With 30 percent of bank deposits in the Longview market, Texas Bank and Trust has continued to retain market dominance in an environment of increased competition and turbulence.
Rogers Pope Jr., president and chief operating officer of the 50-year-old Longview-based East Texas banking institution, credits the bank's continued growth to several factors.
The strong local economy, sticking to solid banking principles and a small army of staffers who take their jobs seriously and put customers first, have all made a difference, Pope said.
While banking has changed drastically in recent years with computerized online banking, automated teller machines, drive-through services and telephone banking services, Pope said the big difference from one bank to another is still its people.
"It all comes back to people," he said. "We may not have the biggest marketing budget but the one place we can be different is in the way our people provide customer service."
Pope said the 357 employees of Texas Bank and Trust form the foundation for its success.
"We have top notch personnel who are the cornerstone of what we do," he said. "We want to be the preferred place for our customers to bank and for our employees to work."
Texas Bank and Trust has maintained at least 30 percent of the Longview banking market share in each of the last three years, according to market share reports provided by the Federal Deposit Insurance Corp. It has also led the way in Gregg County and a four-county area surrounding Longview.
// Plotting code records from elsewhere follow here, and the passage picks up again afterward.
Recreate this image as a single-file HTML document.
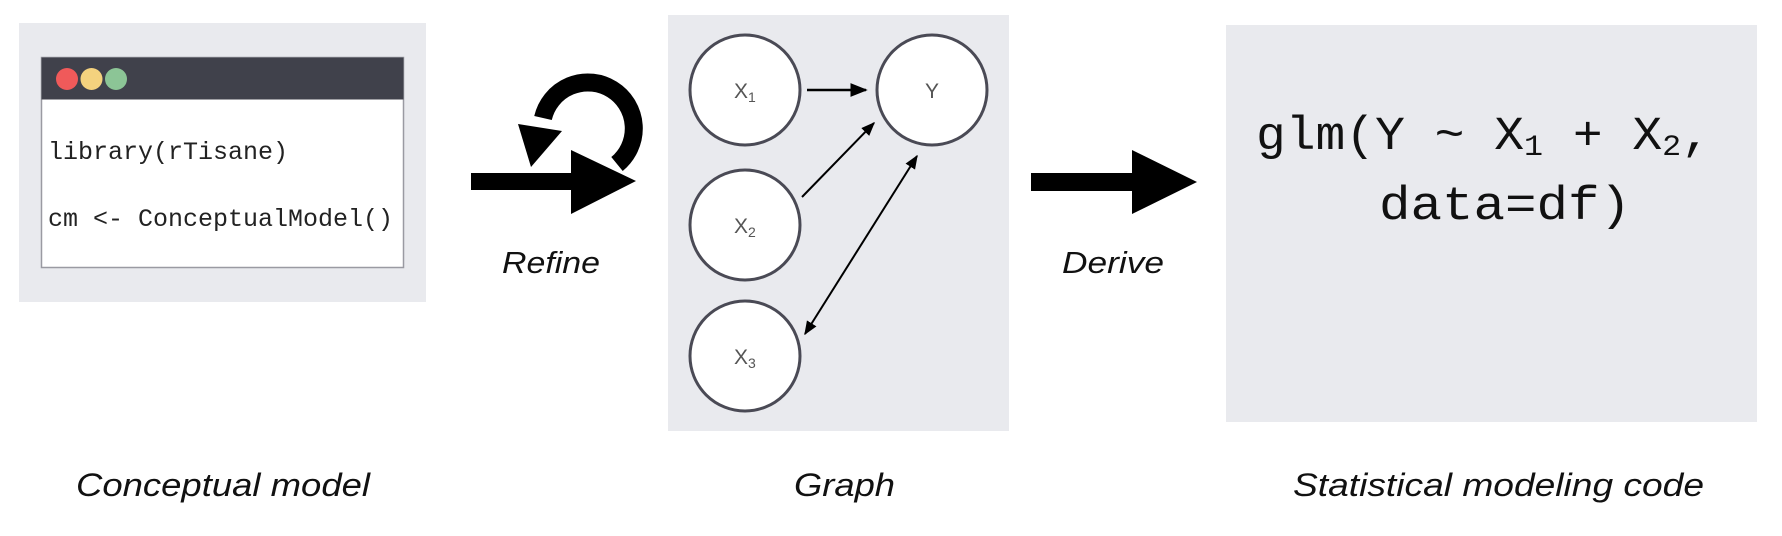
<!DOCTYPE html>
<html><head><meta charset="utf-8"><style>
html,body{margin:0;padding:0;background:#fff;}
svg{display:block;}
</style></head><body>
<svg width="1782" height="536" viewBox="0 0 1782 536" xmlns="http://www.w3.org/2000/svg">
<defs>
<marker id="ah" viewBox="0 0 10 10" refX="9" refY="5" markerWidth="7" markerHeight="7" orient="auto-start-reverse"><path d="M0,1 L10,5 L0,9 z" fill="#000"/></marker>
</defs>
<rect x="19" y="23" width="407" height="279" fill="#e9eaee"/>
<g>
<rect x="41.5" y="57.5" width="362" height="210" fill="#fff" stroke="#9a9aa2" stroke-width="1.5"/>
<rect x="41.5" y="57.5" width="362" height="42" fill="#40414b"/>
<circle cx="67" cy="79" r="11" fill="#f05a5a"/>
<circle cx="91.5" cy="79" r="11" fill="#f4d27e"/>
<circle cx="116" cy="79" r="11" fill="#8cc596"/>
<text x="48" y="159" font-family="Liberation Mono, monospace" font-size="25" fill="#222" textLength="240" lengthAdjust="spacingAndGlyphs">library(rTisane)</text>
<text x="48" y="226" font-family="Liberation Mono, monospace" font-size="25" fill="#222" textLength="345" lengthAdjust="spacingAndGlyphs">cm &lt;- ConceptualModel()</text>
</g>
<g>
<rect x="471" y="173" width="102" height="17" fill="#000"/>
<path d="M571,150 L636,181 L571,214 z" fill="#000"/>
<path d="M543,118 A46,46 0 1,1 617,164" fill="none" stroke="#000" stroke-width="18"/>
<path d="M518,124 L562,131 L531,167 z" fill="#000"/>
</g>
<text x="502" y="273" font-family="Liberation Sans, sans-serif" font-style="italic" font-size="31" fill="#111" textLength="98" lengthAdjust="spacingAndGlyphs">Refine</text>
<rect x="668" y="15" width="341" height="416" fill="#e9eaee"/>
<g font-family="Liberation Sans, sans-serif" fill="#555" font-size="21">
<circle cx="745" cy="90" r="55" fill="#fff" stroke="#4a4a55" stroke-width="3"/>
<circle cx="932" cy="90" r="55" fill="#fff" stroke="#4a4a55" stroke-width="3"/>
<circle cx="745" cy="225" r="55" fill="#fff" stroke="#4a4a55" stroke-width="3"/>
<circle cx="745" cy="356" r="55" fill="#fff" stroke="#4a4a55" stroke-width="3"/>
<text x="734" y="98" fill="#555">X<tspan font-size="14" dy="4">1</tspan></text>
<text x="925" y="98" fill="#555">Y</text>
<text x="734" y="233" fill="#555">X<tspan font-size="14" dy="4">2</tspan></text>
<text x="734" y="364" fill="#555">X<tspan font-size="14" dy="4">3</tspan></text>
<line x1="807" y1="90" x2="866" y2="90" stroke="#000" stroke-width="2.5" marker-end="url(#ah)"/>
<line x1="802" y1="197" x2="874" y2="123" stroke="#000" stroke-width="2" marker-end="url(#ah)"/>
<line x1="805" y1="334" x2="917" y2="156" stroke="#000" stroke-width="2" marker-start="url(#ah)" marker-end="url(#ah)"/>
</g>
<g>
<rect x="1031" y="173" width="103" height="18" fill="#000"/>
<path d="M1132,150 L1197,182 L1132,214 z" fill="#000"/>
</g>
<text x="1062" y="273" font-family="Liberation Sans, sans-serif" font-style="italic" font-size="31" fill="#111" textLength="102" lengthAdjust="spacingAndGlyphs">Derive</text>
<rect x="1226" y="25" width="531" height="397" fill="#e9eaee"/>
<text x="1256" y="149" font-family="Liberation Mono, monospace" font-size="47" fill="#111" textLength="455" lengthAdjust="spacingAndGlyphs">glm(Y ~ X<tspan font-size="30" dy="6">1</tspan><tspan dy="-6"> + X</tspan><tspan font-size="30" dy="6">2</tspan><tspan dy="-6">,</tspan></text>
<text x="1379" y="219" font-family="Liberation Mono, monospace" font-size="47" fill="#111" textLength="252" lengthAdjust="spacingAndGlyphs">data=df)</text>
<g font-family="Liberation Sans, sans-serif" font-style="italic" font-size="32" fill="#111">
<text x="76" y="496" textLength="294" lengthAdjust="spacingAndGlyphs">Conceptual model</text>
<text x="794" y="496" textLength="101" lengthAdjust="spacingAndGlyphs">Graph</text>
<text x="1293" y="496" textLength="411" lengthAdjust="spacingAndGlyphs">Statistical modeling code</text>
</g>
</svg>
</body></html>
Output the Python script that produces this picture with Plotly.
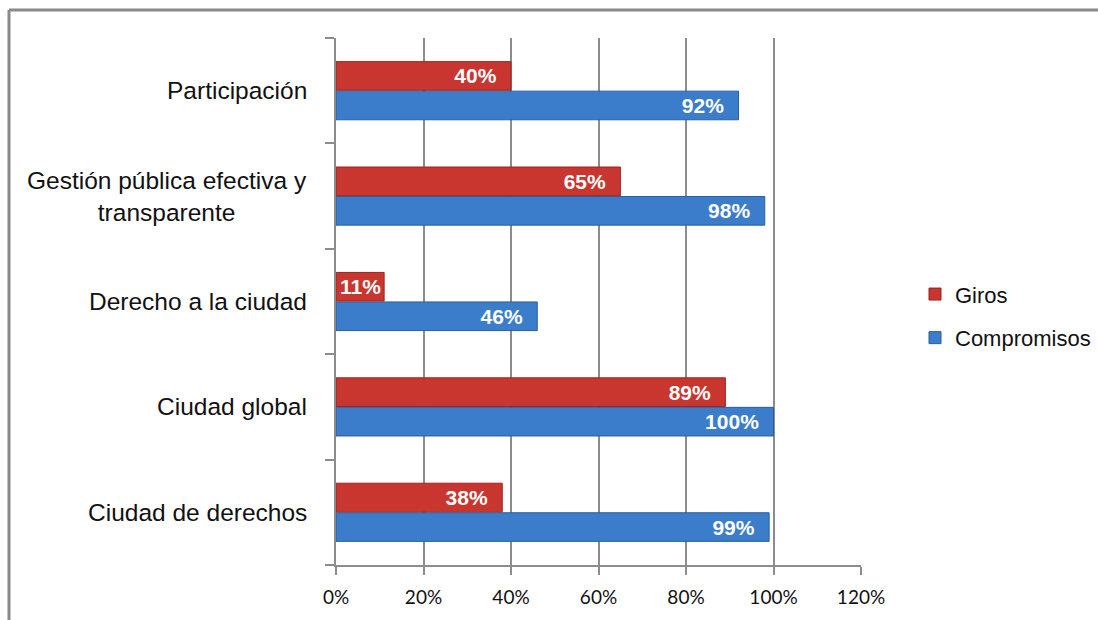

According to the latest FDIC market share report released in October for the period ending June 30, Texas Bank and Trust not only has been the largest bank in Gregg, Harrison, Rusk and Upshur counties based on deposits in the five-year period between 2004 and 2008 \— it has also increased its share of the market.
"It all ultimately comes back to relationships," Pope said. "The industry is changing and will continue to do so. Technology is forcing change with the number of customers who do banking online and on their cell phones growing."
With ATMs, drive through lanes and other advances, maintaining market share is becoming more of a challenge.
"Technology is forcing changes," Pope said. "The challenges are to continue providing personal service while also providing those technical changes."
At the end of June 2004, Texas Bank and Trust had deposits in the four counties of $457.453 million. By June that figure had grown to $735.084 million.
In June 2004, the bank had 14.03 percent of the banking deposit market share. By this June, that percentage share had risen to 17 percent, FDIC reported.
"We are as strong as we have ever been," Pope said. While the rest of the nation goes through banking turmoil, Pope said much of Texas learned lessons from the bust of the 1980s when some state banks went under and hundreds of real estate transactions in Texas went belly up.
The next closest competition in deposit market share in the four-county area is Henderson-based Citizens National Bank with 12.24 percent of the market and $528.9 million in local deposits.
After Citizens come Chase Bank, with 8 percent of the four county deposit share; Austin Bank, with 6.7 percent; Regions Bank, with 6.59 percent; and Capital One, with 6.4 percent market share, according to the FDIC.
Looking to the future, Pope expects the bank's leadership and staff to continue using the same business basics. Those should bode well for Texas Bank and Trust in keeping and perhaps even growing, its dominant position in the Longview and East Texas markets.
Pope said the bank plans to expand its downtown Longview campus on property purchased earlier at the southeast corner of Whaley and First streets, where the former Sinclair-Lewis Building was located. The building was razed earlier in 2008.
"We're also always looking at other opportunities but have no definite plans at this time," he said. Among the potential growth locations could be a branch in Longview's northeast where new retail has located in the past few years.
"We expect Longview to continue to grow and do well economically," Pope said. "It's well positioned for future growth."